Manajemen Garuda menyampaikan, penggunaan armada pesawat selama masa pandemi disesuaikan dengan kondisi pasar dan permintaan layanan penerbangan. Ini berkaitan dengan pemberlakuan beberapa kebijakan pembatasan pergerakan masyarakat.

Penyesuaian yang dilakukan Garuda antara lain, mengurangi frekuensi penerbangan hingga optimalisasi penggunaan armada untuk rute padat penumpang. Di samping itu, penggunaan armada pesawat dalam penerbangan selama masa pandemi juga turut memperhatikan tingkat isian dari angkutan kargo.

"Jumlah armada yang dioperasikan selama masa pandemi berkurang, sehingga yang saat ini dioperasikan untuk mendukung operasional perusahaan ada pada kisaran 53 pesawat," kata Manajemen Garuda dalam keterbukaan informasi Bursa Efek Indonesia (BEI), Rabu (9/6).

Berdasarkan data Manajemen Garuda, dari 142 armada yang tersedia, terdapat 39 pesawat yang saat ini tengah menjalani perawatan. Hal itu dilakukan untuk menjaga kondisi pesawat yang dioperasikan tetap laik terbang (airworthy) sesuai dengan peraturan penerbangan.

Perusahaan juga tetap memelihara pesawat yang dalam kondisi tidak dioperasikan, yaitu dengan perawatan prolong dan perawatan berkala. Hal itu mengacu pada dokumen program perawatan yang diterbitkan oleh pabrikan pesawat atau mesin.

Selain pesawat yang bisa dioperasikan dan sedang dilakukan perawatan, Garuda terpaksa melakukan grounded atau relokasi. Tercatat, mayoritas armada pesawat Garuda, atau sebanyak 136 pesawat merupakan sewaan. Sementara hanya 6 pesawat yang dimiliki.
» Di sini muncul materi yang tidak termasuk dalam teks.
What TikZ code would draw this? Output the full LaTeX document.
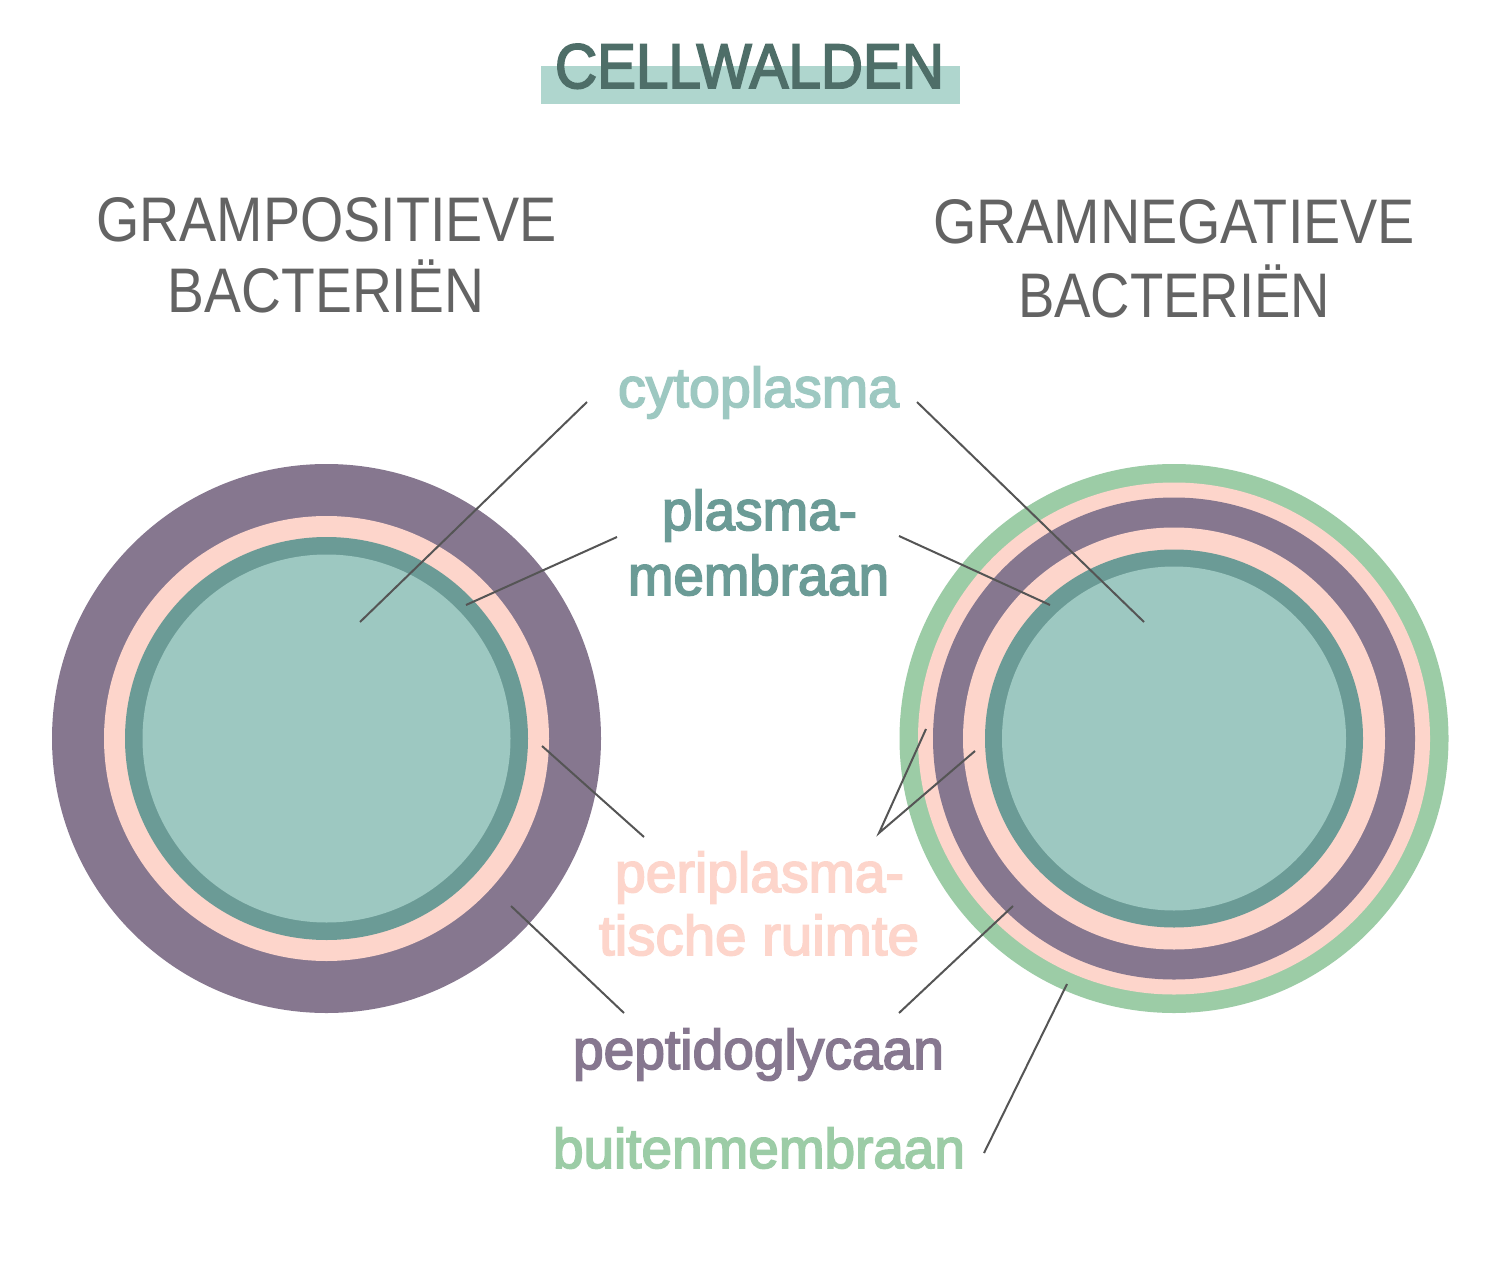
\documentclass[tikz,border=0pt]{standalone}
\usepackage{fontspec}
\usepackage{graphicx}
\setmainfont{Liberation Sans}
\newfontfamily\medfont{Liberation Sans}[FakeBold=3]
\definecolor{titletxt}{HTML}{4E6E68}
\definecolor{titlebar}{HTML}{AFD6CE}
\definecolor{headgray}{HTML}{636363}
\definecolor{cytocol}{HTML}{9DC8C1}
\definecolor{memcol}{HTML}{6B9B96}
\definecolor{pericol}{HTML}{FDD5CB}
\definecolor{peptcol}{HTML}{86778F}
\definecolor{outercol}{HTML}{9CCCA6}
\definecolor{linecol}{HTML}{555555}
\newcommand\fitw[2]{\resizebox{#1pt}{\height}{#2}}
\begin{document}
\begin{tikzpicture}[x=1pt,y=-1pt,
  txt/.style={anchor=base,inner sep=0pt,outer sep=0pt},
  head/.style={txt,text=headgray,font=\fontsize{63}{70}\selectfont},
  lbl/.style={txt,font=\medfont\fontsize{56}{64}\selectfont},
  leader/.style={draw=linecol,line width=2pt}]
\useasboundingbox (0,0) rectangle (1501,1281);
\fill[white] (0,0) rectangle (1501,1281);

% title
\fill[titlebar] (541,66) rectangle (960,104);
\node[txt,text=titletxt,font=\medfont\fontsize{63}{70}\selectfont] (title) at (749.5,88) {\fitw{389}{CELLWALDEN}};

% headings
\node[head] (gp1) at (326.5,242) {\fitw{461}{GRAMPOSITIEVE}};
\node[head] (gp2) at (326,312) {\fitw{316}{BACTERIËN}};
\node[head] (gn1) at (1174,244) {\fitw{482}{GRAMNEGATIEVE}};
\node[head] (gn2) at (1174,317) {\fitw{312}{BACTERIËN}};

% gram-positive cell
\fill[peptcol] (326.5,738.5) circle (274.5pt);
\fill[pericol] (326.5,738.5) circle (222.5pt);
\fill[memcol] (326.5,738.5) circle (201.5pt);
\fill[cytocol] (326.5,738.5) circle (184pt);

% gram-negative cell
\fill[outercol] (1174,738.5) circle (274.5pt);
\fill[pericol] (1174,738.5) circle (256pt);
\fill[peptcol] (1174,738.5) circle (241pt);
\fill[pericol] (1174,738.5) circle (211pt);
\fill[memcol] (1174,738.5) circle (189pt);
\fill[cytocol] (1174,738.5) circle (172pt);

% labels
\node[lbl,text=cytocol] (cyto) at (758.5,407) {\fitw{281}{cytoplasma}};
\node[lbl,text=memcol] (memA) at (759.5,530) {\fitw{195}{plasma-}};
\node[lbl,text=memcol] (memB) at (758.5,595) {\fitw{261}{membraan}};
\node[lbl,text=pericol] (periA) at (759.5,892) {\fitw{289}{periplasma-}};
\node[lbl,text=pericol] (periB) at (759,955) {\fitw{320}{tische ruimte}};
\node[lbl,text=peptcol] (pept) at (758.5,1069) {\fitw{371}{peptidoglycaan}};
\node[lbl,text=outercol] (outer) at (759,1168) {\fitw{412}{buitenmembraan}};

% leader coordinates
\coordinate (cL0) at (587,402);   \coordinate (cL1) at (360,622);
\coordinate (mL0) at (617,537);   \coordinate (mL1) at (466,605);
\coordinate (pL0) at (644,837);   \coordinate (pL1) at (542,746);
\coordinate (gL0) at (624,1013);  \coordinate (gL1) at (511,906);
\coordinate (cR0) at (917,402);   \coordinate (cR1) at (1144,622);
\coordinate (mR0) at (899,536);   \coordinate (mR1) at (1050,605);
\coordinate (pR0) at (879,833);   \coordinate (pR1) at (926,729);  \coordinate (pR2) at (975,751);
\coordinate (gR0) at (899,1013);  \coordinate (gR1) at (1013,906);
\coordinate (oR0) at (984,1153);  \coordinate (oR1) at (1067,984);

% leaders
\draw[leader] (cL0) -- (cL1);
\draw[leader] (mL0) -- (mL1);
\draw[leader] (pL0) -- (pL1);
\draw[leader] (gL0) -- (gL1);
\draw[leader] (cR0) -- (cR1);
\draw[leader] (mR0) -- (mR1);
\draw[leader] (pR1) -- (pR0) -- (pR2);
\draw[leader] (gR0) -- (gR1);
\draw[leader] (oR0) -- (oR1);
\end{tikzpicture}
\end{document}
Manajemen Garuda masih masih terus berupaya bernegosiasi dengan lessor untuk pesawat dengan status grounded. Pendekatan yang ditempuh adalah untuk kembali dapat mengoperasikan atau melakukan pengembalian pesawat lebih cepat (early termination).

"Tentunya hal ini dilakukan dengan mempertimbangkan kebutuhan armada sesuai demand layanan penerbangan pada era kenormalan baru ini," kata Manajemen Garuda.

Garuda menilai upaya restrukturisasi dengan lessor bisa berkontribusi menjaga keberlangsungan operasional dapat terjaga, termasuk upaya restrukturisasi dengan beberapa perusahaan pelat merah. Sampai saat ini, sumber pendanaan untuk keberlangsungan operasional dalam jangka pendek, bersumber dari pendapatan operasional.

Pada 7 Juni 2021, manajemen mengembalikan dua armada pesawat berjenis Boeing 737-800 Next Generation ke salah satu lessor. Upaya intensif ini diharapkan membantu penyelamatan Garuda melalui pemulihan kinerja usaha maskapai penerbangan milik pemerintah tersebut.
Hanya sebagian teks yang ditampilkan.